В заключительной главе рассматривается представление политиков об окончании эпохи кризисов. В первых двух разделах дается краткий обзор работы системы распределения товаров в военное время, а затем приводятся данные, на которых основывался растущий оптимизм политиков относительно показателей продаж, рыночных цен и уровня воровства на рабочих местах. Третий, и последний, раздел главы посвящен реализации «культурной торговли» после 1945 года в двух различных контекстах. Моя цель – составить балансовый отчет сталинской торговой политики послевоенной и посткризисной эпохи: что изменилось, а что осталось по-старому; что удалось, а что нет. Образовались ли, по крайней мере, новые отношения между сталинизмом и советскими потребителями?

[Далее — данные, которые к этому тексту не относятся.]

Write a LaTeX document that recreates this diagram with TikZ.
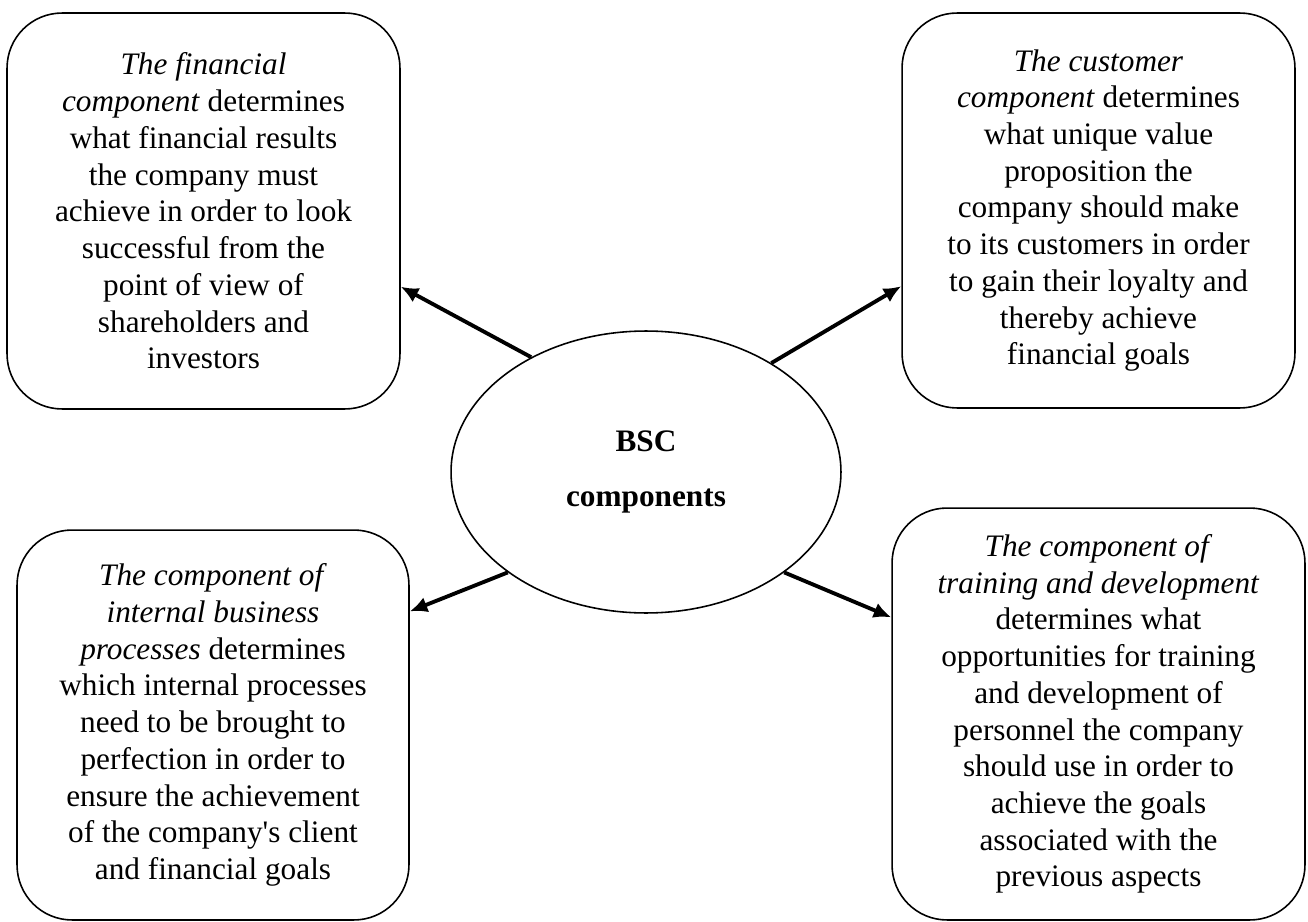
\documentclass[tikz,border=0pt]{standalone}
\usepackage{fontspec}
\setmainfont{Liberation Serif}
\usetikzlibrary{shapes.geometric, arrows.meta}

\begin{document}
\begin{tikzpicture}[x = 0.02 cm, y = -0.02 cm, > = {Latex[length = 10pt, width = 9pt]},
	part/.style = {draw, line width = 0.9pt, rounded corners = 1.1 cm, align = center, inner sep = 0pt, font = \fontsize{17.8}{20.9}\selectfont},
	link/.style = {->, line width = 2.2pt}]

	\useasboundingbox (0, 0) rectangle (1308, 922);

	\node [draw, line width = 0.9pt, ellipse, inner sep = 0pt, minimum width = 7.8 cm, minimum height = 5.64 cm, align = center, font = \fontsize{17.8}{20.9}\selectfont\bfseries] (bsc) at (646, 472) {BSC\\[10.4pt]components};

	\node [part, minimum width = 7.86 cm, minimum height = 7.92 cm] (fin) at (203.5, 211) {\textit{The financial}\\ \textit{component} determines\\ what financial results\\ the company must\\ achieve in order to look\\ successful from the\\ point of view of\\ shareholders and\\ investors};

	\node [part, minimum width = 7.86 cm, minimum height = 7.9 cm] (cust) at (1098.5, 210.5) {\textit{The customer}\\ \textit{component} determines\\ what unique value\\ proposition the\\ company should make\\ to its customers in order\\ to gain their loyalty and\\ thereby achieve\\ financial goals};

	\node [part, minimum width = 7.84 cm, minimum height = 7.8 cm] (proc) at (213, 725) {\textit{The component of}\\ \textit{internal business}\\ \textit{processes} determines\\ which internal processes\\ need to be brought to\\ perfection in order to\\ ensure the achievement\\ of the company\textquotesingle s client\\ and financial goals};

	\node [part, minimum width = 8.26 cm, minimum height = 8.24 cm] (train) at (1098.5, 714) {\textit{The component of}\\ \textit{training and development}\\ determines what\\ opportunities for training\\ and development of\\ personnel the company\\ should use in order to\\ achieve the goals\\ associated with the\\ previous aspects};

	\draw [link] (bsc.135) -- (fin.-21);
	\draw [link] (bsc.41) -- (cust.201.4);
	\draw [link] (bsc.216) -- (proc.30.2);
	\draw [link] (bsc.324.6) -- (train.155.5);

\end{tikzpicture}
\end{document}
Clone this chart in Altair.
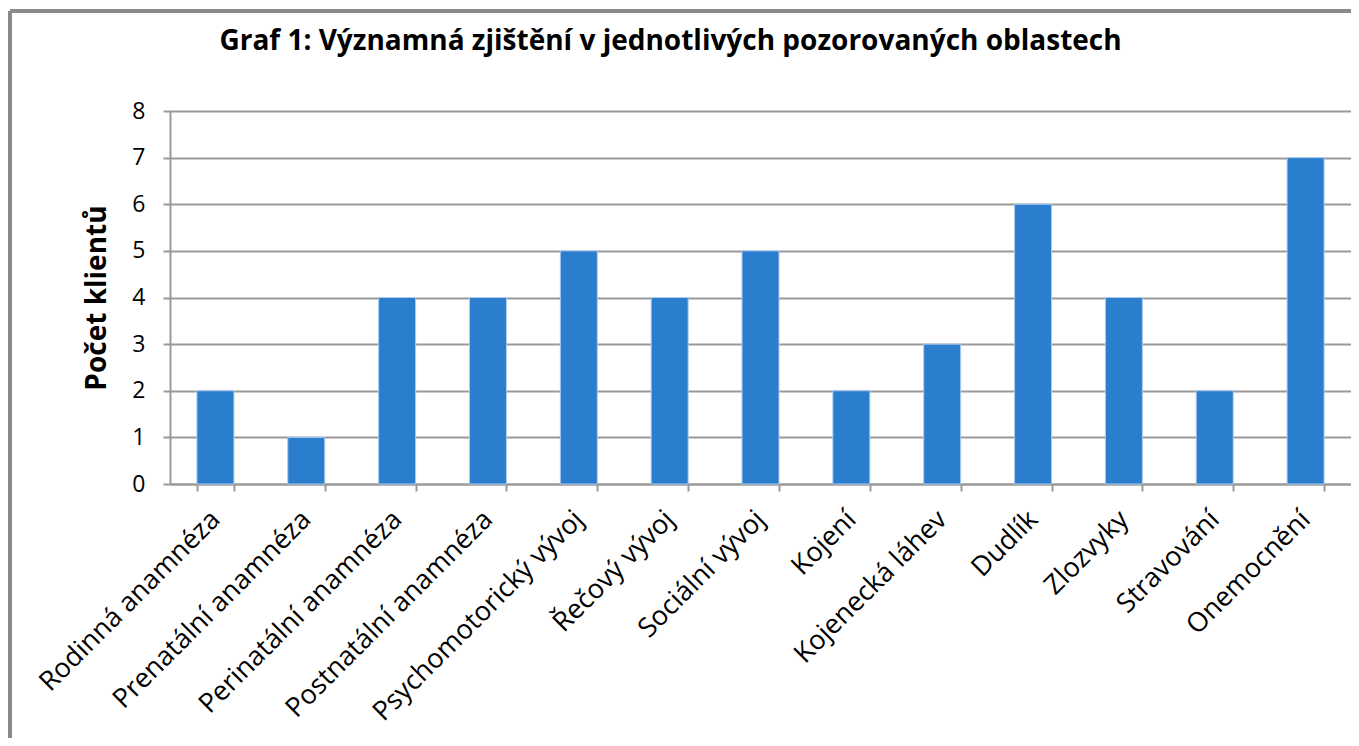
import altair as alt
import pandas as pd

categories = ["Rodinná anamnéza", "Prenatální anamnéza", "Perinatální anamnéza",
              "Postnatální anamnéza", "Psychomotorický vývoj", "Řečový vývoj",
              "Sociální vývoj", "Kojení", "Kojenecká láhev", "Dudlík",
              "Zlozvyky", "Stravování", "Onemocnění"]
values = [2, 1, 4, 4, 5, 4, 5, 2, 3, 6, 4, 2, 7]
y_ticks = [0, 1, 2, 3, 4, 5, 6, 7, 8]

df = pd.DataFrame({"oblast": categories, "pocet": values})

FONT = "Open Sans"
W, H = 1181, 373
GRAY = "#999999"

bars = alt.Chart(df).mark_bar(color="#2b7dce", stroke="#a9cbef", strokeWidth=1).encode(
    x=alt.X("oblast:N", sort=categories,
            scale=alt.Scale(paddingInner=0.593, paddingOuter=0.2965),
            axis=alt.Axis(title=None, labelAngle=-45, labelAlign="right", labelBaseline="middle",
                          labelFont=FONT, labelFontSize=27, labelColor="#000000",
                          labelPadding=24, tickBand="extent", tickSize=7, tickWidth=2,
                          tickColor=GRAY, domainColor=GRAY, domainWidth=2, grid=False,
                          labelOverlap=False, labelLimit=0)),
    y=alt.Y("pocet:Q", scale=alt.Scale(domain=[0, 8], nice=False),
            axis=alt.Axis(values=y_ticks, title="Počet klientů", titleFont=FONT,
                          titleFontSize=28, titleFontWeight="bold", titleColor="#000000",
                          titleX=-73, titleY=H / 2, titleBaseline="middle", titleAngle=-90,
                          labelFont=FONT, labelFontSize=23, labelColor="#000000",
                          labelPadding=18, tickSize=7, tickWidth=2, tickColor=GRAY,
                          domainColor=GRAY, domainWidth=2,
                          gridColor=GRAY, gridWidth=2)),
)

frame_left = alt.Chart(df).mark_rule(color="#8a8a8a", strokeWidth=3).encode(
    x=alt.value(-160), y=alt.value(-100), y2=alt.value(640))
frame_top = alt.Chart(df).mark_rule(color="#8a8a8a", strokeWidth=3).encode(
    x=alt.value(-160), x2=alt.value(1200), y=alt.value(-100))

chart = alt.layer(bars, frame_left, frame_top).properties(
    width=W, height=H,
    title=alt.TitleParams("Graf 1: Významná zjištění v jednotlivých pozorovaných oblastech",
                          font=FONT, fontSize=28, fontWeight="bold", color="#000000",
                          anchor="middle", dx=-90, offset=-46, frame="group"),
    autosize=alt.AutoSizeParams(type="none"),
    padding={"left": 162, "top": 103, "right": 0, "bottom": 254},
).configure_view(stroke=None).configure(background="#ffffff")

chart.save("out.html", embed_options={"renderer": "svg", "actions": False})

От «отклонений» военного времени к парадоксу роста
От «отклонений» военного времени к парадоксу роста
В пятой главе было описано спонтанное возобновление продовольственного рационирования в советских городах в 1939–1941 годах после перерыва, продлившегося всего 4–5 лет. Государственные чиновники сосредоточили свои усилия на продовольствии, хотя потеря кавказских нефтяных месторождений и приостановка гражданского производства во время войны означали, что топливо и промышленные потребительские товары стали крайне дефицитными. В результате немецкого вторжения запасы продовольствия резко сократились, что не сопровождалось соответствующим сокращением числа людей, которых нужно было кормить: по некоторым оценкам, в результате оккупации Советский Союз потерял 47 % довоенных посевных площадей, 45 % поголовья скота и половину предприятий пищевой промышленности, при этом потери населения составили лишь 33 % [Чернявский 1964: 16]. В течение нескольких месяцев после нападения немцев меры по рационированию были включены в национальную систему распределения по образцу начала 1930-х годов и Гражданской войны. Хотя первоначально это касалось только распределения хлеба и муки, но вскоре централизованными пайками регулировалась продажа сахара и сладостей, мясных и рыбных продуктов, жиров, круп и макарон в 43 крупных городских агломерациях; с февраля 1942 года система распределения пайков была распространена на основные промышленные товары [Чернявский 1964: 70–71; Любимов 1968: 21]. К 1945 году централизованная система рационирования снабжала хлебом более 80 миллионов человек, то есть примерно половину населения страны. Этот контингент, уже вдвое превышающий численность бенефициаров системы снабжения начала 1930-х годов, продолжал увеличиваться, и в сентябре 1946 года достиг максимального значения в 87,7 миллионов человек. В итоге 65,4 миллиона имели право на пайки, включающие другие продукты питания, а около 60 миллионов человек получали карточки на промышленные товары [Народное хозяйство СССР в Великой Отечественной войне 1990: 202–205].